Andres Manuel Lopez Obrador alleges that Enrique Pena Nieto bought votes in the recent election in Mexico. These accusations are likely to lead to a legal challenge of the election's outcome.
The official count of Mexico's presidential election confirmed the victory of Enrique Pena Nieto, the candidate seeking to return the former autocratic ruling party to power after a 12-year hiatus, the country's electoral authority reported Thursday night in a major step toward the resolution of the contested vote.
With just over 99 percent of the ballot boxes counted as of 9 p.m., more than half of them double-checked due to the possibility of fraud, Pena Nieto had more than 38 percent of the vote. In second place was leftist Andres Manuel Lopez Obrador with more than 31 percent. That gave Pena Nieto a lead of more than 3.3 million votes.

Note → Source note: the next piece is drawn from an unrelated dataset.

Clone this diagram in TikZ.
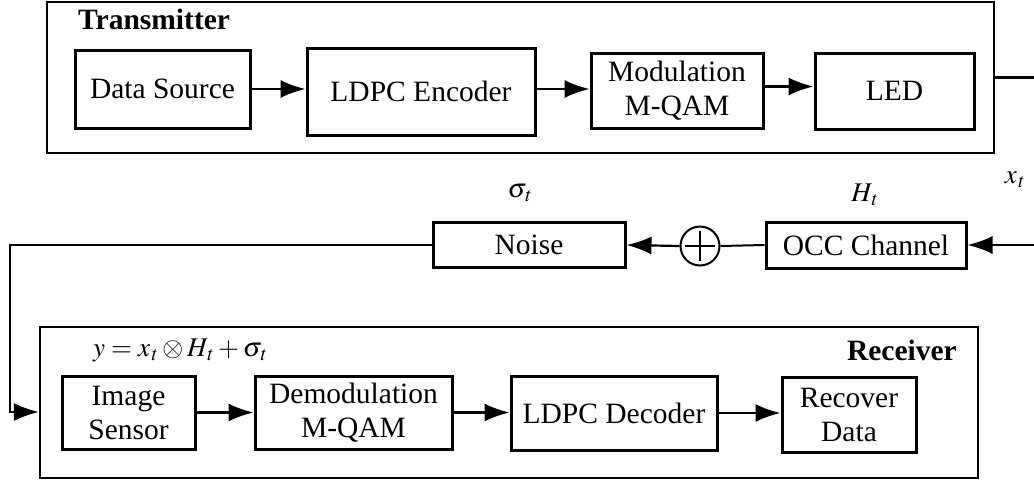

Lopez Obrador alleges Pena Nieto's Institutional Revolutionary Party, or PRI, engaged in vote-buying that illegally tilted millions of votes toward the party that controlled virtually all Mexico's institutions until it lost the presidency in 2000. Lopez Obrador has not specified exactly how many votes he believes were bought.
In Pictures: Mexico's presidential election
The ruling-party candidate who came third in Mexico's presidential elections also said earlier in the day that campaign spending violations had marred the vote, although she stopped short of challenging the legitimacy of the outcome.
The complaint by National Action Party candidate Josefina Vazquez Mota nonetheless added weight to growing accusations that Pena Nieto benefited from vote-buying schemes.